▶ _DESCRIPTION OF THE TASK_: Your answer should be one number: how many lines of the data include the string "this"?

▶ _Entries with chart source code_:
[start]
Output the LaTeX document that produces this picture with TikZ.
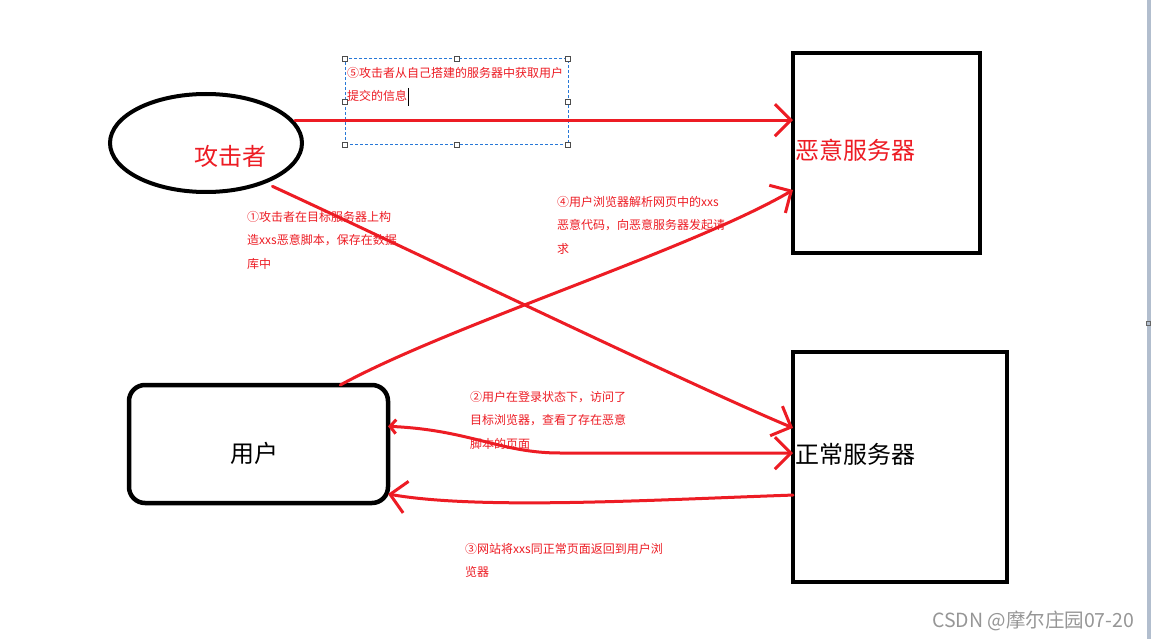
\documentclass[tikz,border=0pt]{standalone}
\usepackage{fontspec}
\setmainfont{Noto Sans CJK SC}
\usetikzlibrary{shapes.geometric,arrows.meta,calc}
\definecolor{pred}{RGB}{237,28,36}
\definecolor{selblue}{RGB}{40,120,215}
\definecolor{wmgray}{RGB}{150,150,150}
\definecolor{edgegray}{RGB}{178,190,206}
\begin{document}
\begin{tikzpicture}[x=1pt,y=-1pt,
  box/.style={draw=black,line width=4.5pt,inner sep=0pt,outer sep=0pt},
  big/.style={font=\fontsize{24}{28}\selectfont,inner sep=0pt,anchor=base west},
  small/.style={font=\fontsize{12}{23.6}\selectfont,text=pred,inner sep=0pt,anchor=north west,align=left},
  redline/.style={draw=pred,line width=3pt,line cap=round,line join=round},
  barb/.style={-{Straight Barb[length=16pt,width=32pt]}},
  handle/.style={draw=black!70,fill=white,line width=0.8pt,minimum size=5pt,inner sep=0pt,outer sep=0pt}
]
\useasboundingbox (0,0) rectangle (1151,639);
\fill[white] (0,0) rectangle (1151,639);
\fill[edgegray] (1147,0) rectangle (1151,639);
\draw[black!60,line width=0.8pt] (1146,321) rectangle (1150,325);

% shapes
\node[ellipse,draw=black,line width=4pt,minimum width=192pt,minimum height=98pt,inner sep=0pt,outer sep=0pt] (att) at (206,143) {};
\node[box,minimum width=187pt,minimum height=200pt] (mal) at (886.5,153) {};
\node[box,minimum width=214pt,minimum height=230pt] (ns) at (900,467) {};
\node[box,rounded corners=16pt,minimum width=259pt,minimum height=118pt] (user) at (258.5,444) {};

% main labels
\node[big,text=pred] (attl) at (194,166) {攻击者};
\node[big,text=pred] (mall) at (795,160) {恶意服务器};
\node[big,text=black] (nsl) at (795,463) {正常服务器};
\node[big,text=black] (userl) at (230,462) {用户};

% selection box with handles
\node[draw=selblue,dash pattern=on 3pt off 2pt,line width=1pt,minimum width=223pt,minimum height=86pt,inner sep=0pt,outer sep=0pt] (sel) at (456.5,102) {};
\node[handle] (h1) at (sel.north west) {};
\node[handle] (h2) at (sel.north) {};
\node[handle] (h3) at (sel.north east) {};
\node[handle] (h4) at (sel.west) {};
\node[handle] (h5) at (sel.east) {};
\node[handle] (h6) at (sel.south west) {};
\node[handle] (h7) at (sel.south) {};
\node[handle] (h8) at (sel.south east) {};
\node[small] (l5) at (347,67) {⑤攻击者从自己搭建的服务器中获取用户\\提交的信息};
\draw[black,line width=1pt] (408,88) -- (408,106);

% step labels
\node[small] (l1) at (247,211) {①攻击者在目标服务器上构\\造xxs恶意脚本，保存在数据\\库中};
\node[small] (l4) at (557,196) {④用户浏览器解析网页中的xxs\\恶意代码，向恶意服务器发起请\\求};
\node[small] (l2) at (470,391) {②用户在登录状态下，访问了\\目标浏览器，查看了存在恶意\\脚本的页面};
\node[small] (l3) at (465,543) {③网站将xxs同正常页面返回到用户浏\\览器};

% connectors
\draw[redline,barb] ([xshift=4pt]att.15) -- (att.15 -| mal.west);
\draw[redline,barb] ([yshift=-8pt]att.-28) .. controls (400,245) and (690,385) .. ($(ns.north west)!0.33!(ns.south west)$);
\draw[redline,barb] ($(user.north west)!0.816!(user.north east)$) .. controls (450,325) and (690,250) .. ($(mal.north west)!0.685!(mal.south west)$);
\draw[redline,{Straight Barb[length=6pt,width=14pt]}-{Straight Barb[length=16pt,width=32pt]}] ($(user.north east)!0.35!(user.south east)$) .. controls (470,430) and (500,453) .. (560,453) -- ($(ns.north west)!0.44!(ns.south west)$);
\draw[redline,barb] ($(ns.north west)!0.622!(ns.south west)$) .. controls (650,500) and (480,510) .. ($(user.north east)!0.924!(user.south east)$);

% watermark
\node[font=\fontsize{19.5}{22}\selectfont,text=wmgray,anchor=base west,inner sep=0pt] (wm) at (932,627) {CSDN @摩尔庄园07-20};
\end{tikzpicture}
\end{document}
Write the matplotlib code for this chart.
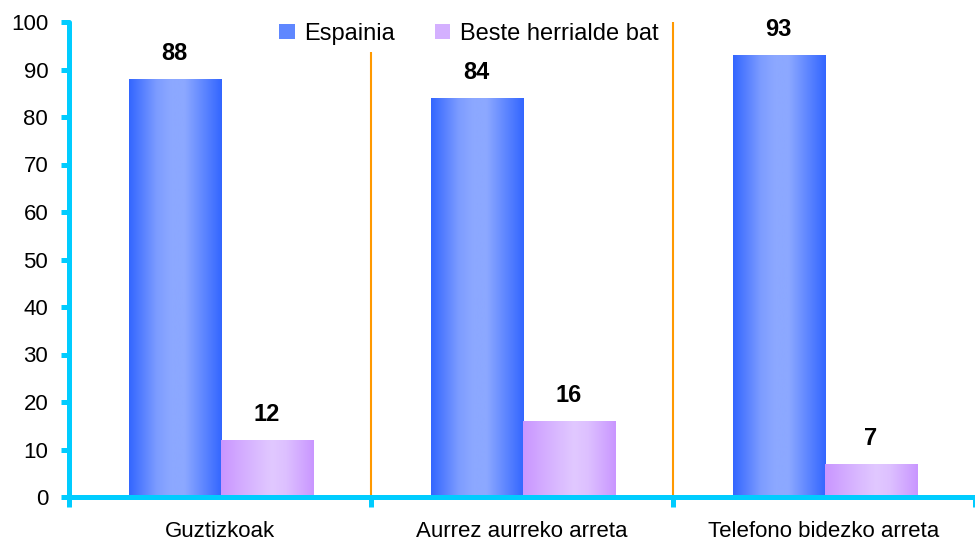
import numpy as np
import matplotlib
matplotlib.use("Agg")
import matplotlib.pyplot as plt
from matplotlib.patches import Patch
from matplotlib.colors import LinearSegmentedColormap

plt.rcParams['font.family'] = ['Liberation Sans', 'DejaVu Sans']

# Data
categories = ["Guztizkoak", "Aurrez aurreko arreta", "Telefono bidezko arreta"]
series_names = ["Espainia", "Beste herrialde bat"]
espainia = [88, 84, 93]
beste = [12, 16, 7]

cyan = "#00CCFF"
orange = "#FF9900"

# gradient maps: dark edges, light centre
blue_cmap = LinearSegmentedColormap.from_list(
    "blue", [(0, "#3366FF"), (0.3, "#7D9CFF"), (0.45, "#8CA8FF"), (0.6, "#8CA8FF"), (1, "#3366FF")])
lav_cmap = LinearSegmentedColormap.from_list(
    "lav", [(0, "#C996FF"), (0.35, "#D9B8FF"), (0.55, "#E1C8FF"), (0.7, "#DDC0FF"), (1, "#C996FF")])

fig = plt.figure(figsize=(9.75, 5.5), dpi=100)
ax = fig.add_axes([69 / 975, 53 / 550, 906 / 975, 475 / 550])

x = np.arange(len(categories))
width = 0.305
b1 = ax.bar(x + 0.35, espainia, width, facecolor="none", edgecolor="none")
b2 = ax.bar(x + 0.655, beste, width, facecolor="none", edgecolor="none")

grad = np.linspace(0, 1, 256).reshape(1, -1)
for bars, cmap, vals in [(b1, blue_cmap, espainia), (b2, lav_cmap, beste)]:
    for bar, v in zip(bars, vals):
        x0, y0 = bar.get_x(), bar.get_y()
        w, h = bar.get_width(), bar.get_height()
        im = ax.imshow(grad, cmap=cmap, aspect="auto",
                       extent=(x0, x0 + w, y0, y0 + h), zorder=2)
        im.set_clip_path(bar)
        ax.annotate(f"{v}", (x0 + w / 2, h), xytext=(0, 10),
                    textcoords="offset points", ha="center", va="bottom",
                    fontsize=17, fontweight="bold")

# separators between groups
for s in [1, 2]:
    ax.plot([s, s], [0, 100], color=orange, lw=1.5, zorder=1)

ax.set_xlim(0, 906 / 304.5)
ax.set_ylim(0, 100)

for side in ["top", "right"]:
    ax.spines[side].set_visible(False)
for side in ["left", "bottom"]:
    ax.spines[side].set_color(cyan)
    ax.spines[side].set_linewidth(3.6)
    ax.spines[side].set_capstyle("round")

ax.set_yticks(range(0, 101, 10))
ax.set_xticks([0, 1, 2, 3])
ax.set_xticklabels([])
ax.set_xticks(x + 0.5, minor=True)
ax.set_xticklabels(categories, minor=True)
ax.tick_params(axis="y", colors=cyan, width=3.6, length=6, labelsize=16,
               labelcolor="black", pad=9)
ax.tick_params(axis="x", which="major", colors=cyan, width=3.6, length=7)
ax.tick_params(axis="x", which="minor", length=0, labelsize=16, pad=17)

handles = [Patch(facecolor="#5F87FF", edgecolor="none"),
           Patch(facecolor="#D4B0FF", edgecolor="none")]
leg = fig.legend(handles, series_names, loc="upper center",
                 bbox_to_anchor=(469 / 975, 1 - 4 / 550), ncol=2, fontsize=17,
                 frameon=True, facecolor="white", edgecolor="none", framealpha=1,
                 handlelength=0.65, handleheight=0.65, handletextpad=0.4,
                 columnspacing=1.7, borderpad=0.3, fancybox=False)

fig.savefig("out.png", dpi=100)
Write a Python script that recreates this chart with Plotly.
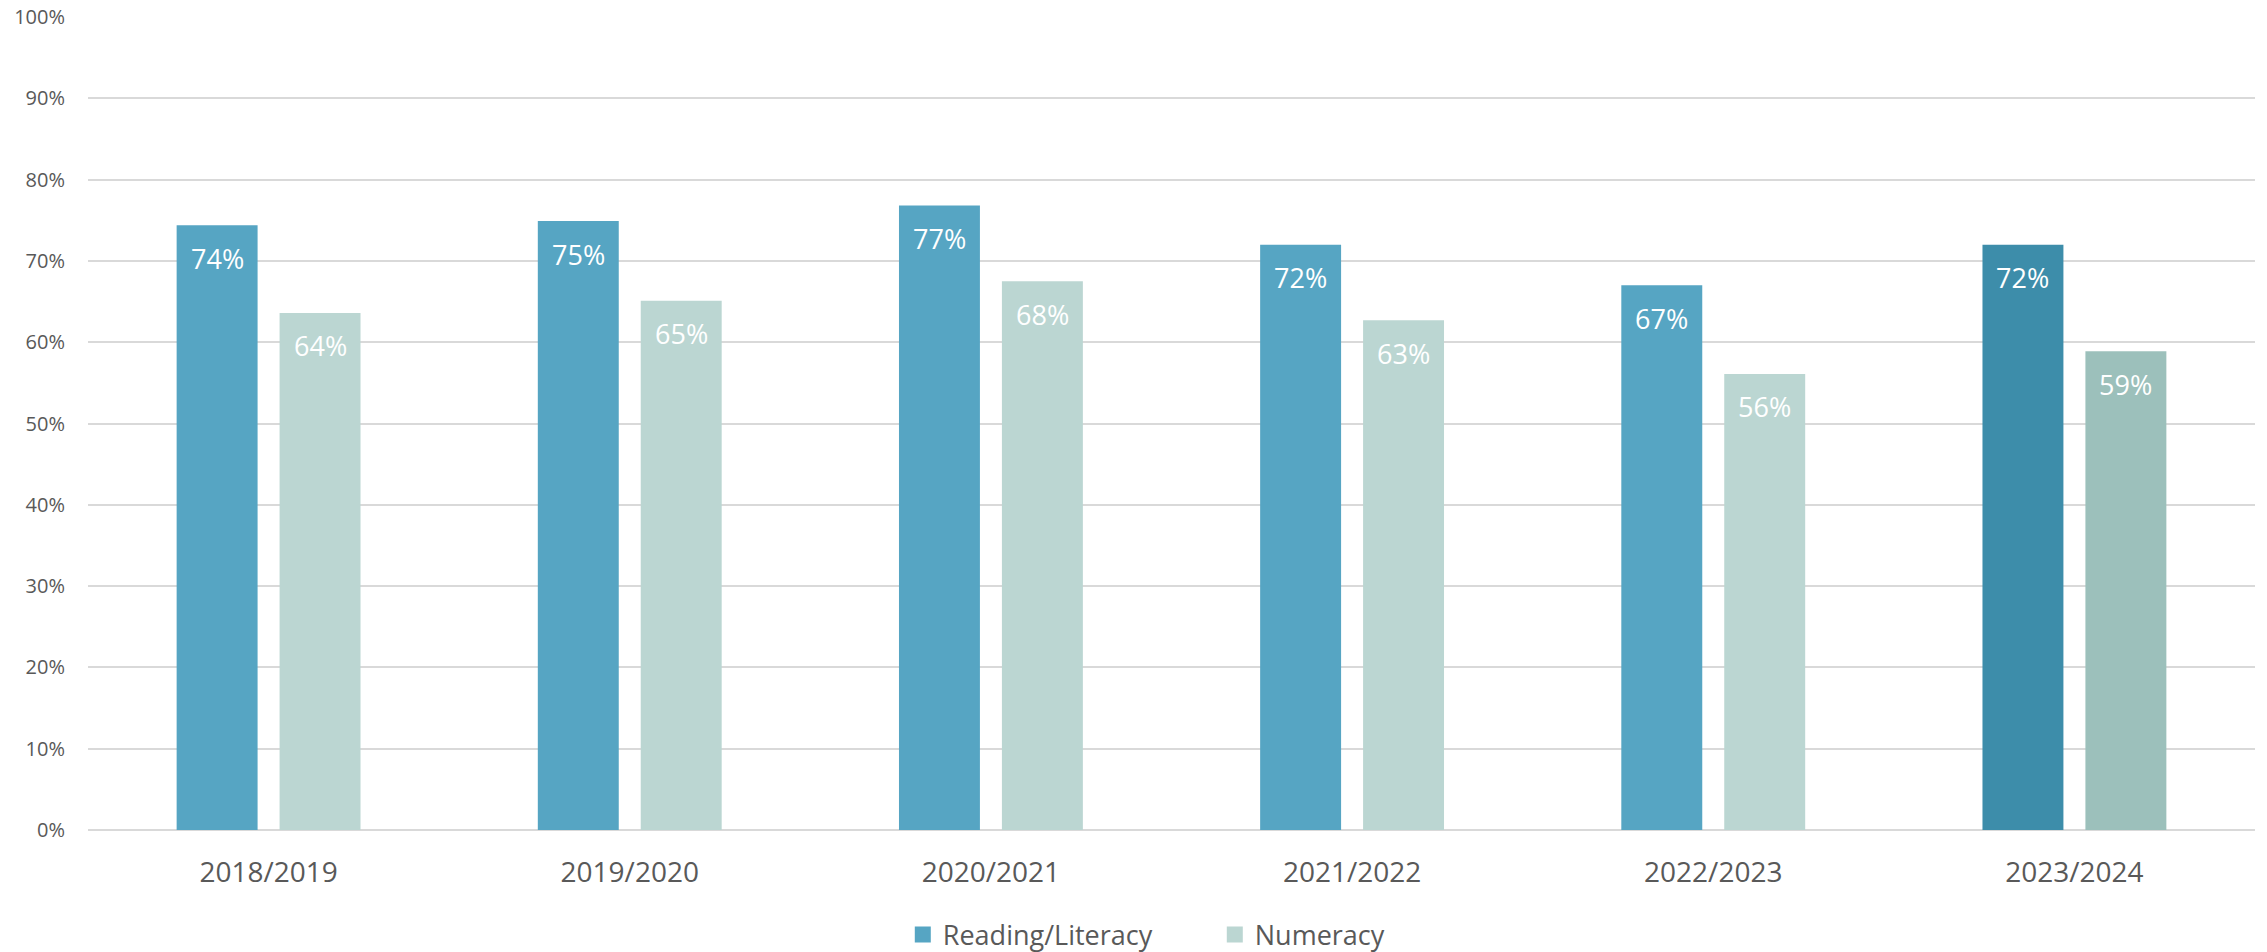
import plotly.graph_objects as go

years = ["2018/2019", "2019/2020", "2020/2021", "2021/2022", "2022/2023", "2023/2024"]
reading = [74.4, 74.9, 76.8, 72.0, 67.0, 72.0]
numeracy = [63.6, 65.1, 67.5, 62.7, 56.1, 58.9]
ytick_vals = [0, 10, 20, 30, 40, 50, 60, 70, 80, 90, 100]
ytick_text = [f"{v}%" for v in ytick_vals]

READ_C, READ_LAST = "#56A5C3", "#3D8DAA"
NUM_C, NUM_LAST = "#BBD6D2", "#9CC0BB"
read_colors = [READ_C] * (len(years) - 1) + [READ_LAST]
num_colors = [NUM_C] * (len(years) - 1) + [NUM_LAST]

FONT = "Open Sans"
TXT = "#595959"

fig = go.Figure()
fig.add_trace(go.Bar(x=years, y=reading, name="Reading/Literacy", showlegend=False,
                     marker=dict(color=read_colors, line=dict(width=0))))
fig.add_trace(go.Bar(x=years, y=numeracy, name="Numeracy", showlegend=False,
                     marker=dict(color=num_colors, line=dict(width=0))))
# legend entries with larger square swatches
for name, col in (("Reading/Literacy", READ_C), ("Numeracy", NUM_C)):
    fig.add_trace(go.Scatter(x=[None], y=[None], mode="markers", name=name,
                             marker=dict(symbol="square", size=17, color=col)))

annotations = []
for i, yr in enumerate(years):
    for vals, shift in ((reading, -51.5), (numeracy, 51.5)):
        annotations.append(dict(
            x=yr, y=vals[i], xref="x", yref="y", text=f"{round(vals[i])}%",
            showarrow=False, xshift=shift, yshift=-33, yanchor="middle",
            font=dict(family=FONT, size=27, color="white")))

fig.update_layout(
    width=2267, height=952,
    margin=dict(l=88, r=12, t=17, b=122, autoexpand=False),
    paper_bgcolor="white", plot_bgcolor="white",
    barmode="group", bargap=0.43, bargroupgap=0.2136,
    font=dict(family=FONT, color=TXT),
    annotations=annotations,
    legend=dict(orientation="h", x=0.376, xanchor="left", y=-0.129, yanchor="middle",
                font=dict(family=FONT, size=27, color=TXT),
                entrywidth=267, entrywidthmode="pixels", itemwidth=30),
    showlegend=True,
)
fig.update_xaxes(tickfont=dict(family=FONT, size=28, color=TXT), showline=False,
                 ticks="", ticklabelstandoff=23)
fig.update_yaxes(range=[0, 100], tickvals=ytick_vals, ticktext=ytick_text,
                 tickfont=dict(family=FONT, size=20, color=TXT),
                 showgrid=True, gridcolor="#D9D9D9", gridwidth=1.5,
                 zeroline=True, zerolinecolor="#D9D9D9", zerolinewidth=1.5,
                 ticks="", ticklabelstandoff=22)

fig.write_html("out.html")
[end]
▶ _THE RESPONSE_: 3